··· MATERIAL PROVIDED
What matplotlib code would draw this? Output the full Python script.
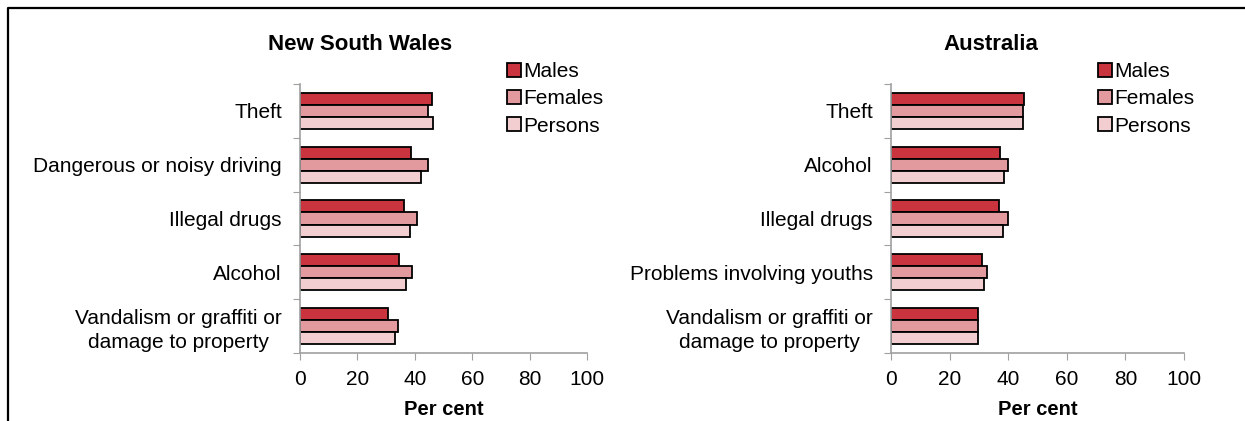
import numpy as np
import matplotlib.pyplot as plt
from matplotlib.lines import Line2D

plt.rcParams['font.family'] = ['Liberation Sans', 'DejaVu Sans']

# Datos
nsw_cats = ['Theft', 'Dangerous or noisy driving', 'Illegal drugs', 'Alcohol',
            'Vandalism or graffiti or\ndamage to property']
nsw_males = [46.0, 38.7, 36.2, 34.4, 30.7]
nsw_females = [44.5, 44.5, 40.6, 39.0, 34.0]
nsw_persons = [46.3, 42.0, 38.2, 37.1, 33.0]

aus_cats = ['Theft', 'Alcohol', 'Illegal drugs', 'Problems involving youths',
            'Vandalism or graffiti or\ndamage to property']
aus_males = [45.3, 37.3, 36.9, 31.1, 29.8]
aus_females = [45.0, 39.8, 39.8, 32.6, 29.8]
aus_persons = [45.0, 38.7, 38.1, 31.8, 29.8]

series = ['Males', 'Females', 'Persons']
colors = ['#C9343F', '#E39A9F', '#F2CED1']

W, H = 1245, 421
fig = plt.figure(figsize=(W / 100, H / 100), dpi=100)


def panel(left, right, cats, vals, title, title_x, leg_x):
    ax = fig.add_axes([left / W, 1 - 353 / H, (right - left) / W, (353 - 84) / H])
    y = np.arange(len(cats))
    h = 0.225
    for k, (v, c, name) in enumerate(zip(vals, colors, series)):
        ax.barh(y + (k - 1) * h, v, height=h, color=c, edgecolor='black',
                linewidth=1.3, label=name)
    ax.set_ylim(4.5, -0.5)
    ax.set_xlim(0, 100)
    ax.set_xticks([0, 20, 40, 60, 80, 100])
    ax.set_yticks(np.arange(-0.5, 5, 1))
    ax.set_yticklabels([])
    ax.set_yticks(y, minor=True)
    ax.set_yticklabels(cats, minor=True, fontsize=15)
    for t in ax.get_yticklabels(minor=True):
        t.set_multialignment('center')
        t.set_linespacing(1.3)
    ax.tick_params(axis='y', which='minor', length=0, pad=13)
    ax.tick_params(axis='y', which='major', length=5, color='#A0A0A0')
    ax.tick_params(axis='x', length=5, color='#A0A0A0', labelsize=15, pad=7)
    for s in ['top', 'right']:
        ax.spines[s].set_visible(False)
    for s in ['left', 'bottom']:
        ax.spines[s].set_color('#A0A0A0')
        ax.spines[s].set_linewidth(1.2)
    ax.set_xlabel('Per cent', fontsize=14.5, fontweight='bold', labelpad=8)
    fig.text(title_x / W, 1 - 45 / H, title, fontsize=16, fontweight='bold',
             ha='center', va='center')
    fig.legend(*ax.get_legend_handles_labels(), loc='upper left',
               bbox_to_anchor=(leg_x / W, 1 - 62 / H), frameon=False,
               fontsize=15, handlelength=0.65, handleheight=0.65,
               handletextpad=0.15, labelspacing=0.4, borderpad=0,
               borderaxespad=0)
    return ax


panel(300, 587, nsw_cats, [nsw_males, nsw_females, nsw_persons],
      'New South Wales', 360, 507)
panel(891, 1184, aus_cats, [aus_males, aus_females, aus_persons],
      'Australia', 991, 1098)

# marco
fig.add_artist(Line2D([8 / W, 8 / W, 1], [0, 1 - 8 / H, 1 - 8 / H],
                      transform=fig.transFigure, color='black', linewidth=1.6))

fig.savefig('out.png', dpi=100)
······
◆ EXERCISE AIM ◆
Make an exact copy of the data, leaving its pictures out.

◆ SOLUTION TO THIS EXERCISE ◆
What matplotlib code would draw this? Output the full Python script.
import numpy as np
import matplotlib.pyplot as plt
from matplotlib.lines import Line2D

plt.rcParams['font.family'] = ['Liberation Sans', 'DejaVu Sans']

# Datos
nsw_cats = ['Theft', 'Dangerous or noisy driving', 'Illegal drugs', 'Alcohol',
            'Vandalism or graffiti or\ndamage to property']
nsw_males = [46.0, 38.7, 36.2, 34.4, 30.7]
nsw_females = [44.5, 44.5, 40.6, 39.0, 34.0]
nsw_persons = [46.3, 42.0, 38.2, 37.1, 33.0]

aus_cats = ['Theft', 'Alcohol', 'Illegal drugs', 'Problems involving youths',
            'Vandalism or graffiti or\ndamage to property']
aus_males = [45.3, 37.3, 36.9, 31.1, 29.8]
aus_females = [45.0, 39.8, 39.8, 32.6, 29.8]
aus_persons = [45.0, 38.7, 38.1, 31.8, 29.8]

series = ['Males', 'Females', 'Persons']
colors = ['#C9343F', '#E39A9F', '#F2CED1']

W, H = 1245, 421
fig = plt.figure(figsize=(W / 100, H / 100), dpi=100)


def panel(left, right, cats, vals, title, title_x, leg_x):
    ax = fig.add_axes([left / W, 1 - 353 / H, (right - left) / W, (353 - 84) / H])
    y = np.arange(len(cats))
    h = 0.225
    for k, (v, c, name) in enumerate(zip(vals, colors, series)):
        ax.barh(y + (k - 1) * h, v, height=h, color=c, edgecolor='black',
                linewidth=1.3, label=name)
    ax.set_ylim(4.5, -0.5)
    ax.set_xlim(0, 100)
    ax.set_xticks([0, 20, 40, 60, 80, 100])
    ax.set_yticks(np.arange(-0.5, 5, 1))
    ax.set_yticklabels([])
    ax.set_yticks(y, minor=True)
    ax.set_yticklabels(cats, minor=True, fontsize=15)
    for t in ax.get_yticklabels(minor=True):
        t.set_multialignment('center')
        t.set_linespacing(1.3)
    ax.tick_params(axis='y', which='minor', length=0, pad=13)
    ax.tick_params(axis='y', which='major', length=5, color='#A0A0A0')
    ax.tick_params(axis='x', length=5, color='#A0A0A0', labelsize=15, pad=7)
    for s in ['top', 'right']:
        ax.spines[s].set_visible(False)
    for s in ['left', 'bottom']:
        ax.spines[s].set_color('#A0A0A0')
        ax.spines[s].set_linewidth(1.2)
    ax.set_xlabel('Per cent', fontsize=14.5, fontweight='bold', labelpad=8)
    fig.text(title_x / W, 1 - 45 / H, title, fontsize=16, fontweight='bold',
             ha='center', va='center')
    fig.legend(*ax.get_legend_handles_labels(), loc='upper left',
               bbox_to_anchor=(leg_x / W, 1 - 62 / H), frameon=False,
               fontsize=15, handlelength=0.65, handleheight=0.65,
               handletextpad=0.15, labelspacing=0.4, borderpad=0,
               borderaxespad=0)
    return ax


panel(300, 587, nsw_cats, [nsw_males, nsw_females, nsw_persons],
      'New South Wales', 360, 507)
panel(891, 1184, aus_cats, [aus_males, aus_females, aus_persons],
      'Australia', 991, 1098)

# marco
fig.add_artist(Line2D([8 / W, 8 / W, 1], [0, 1 - 8 / H, 1 - 8 / H],
                      transform=fig.transFigure, color='black', linewidth=1.6))

fig.savefig('out.png', dpi=100)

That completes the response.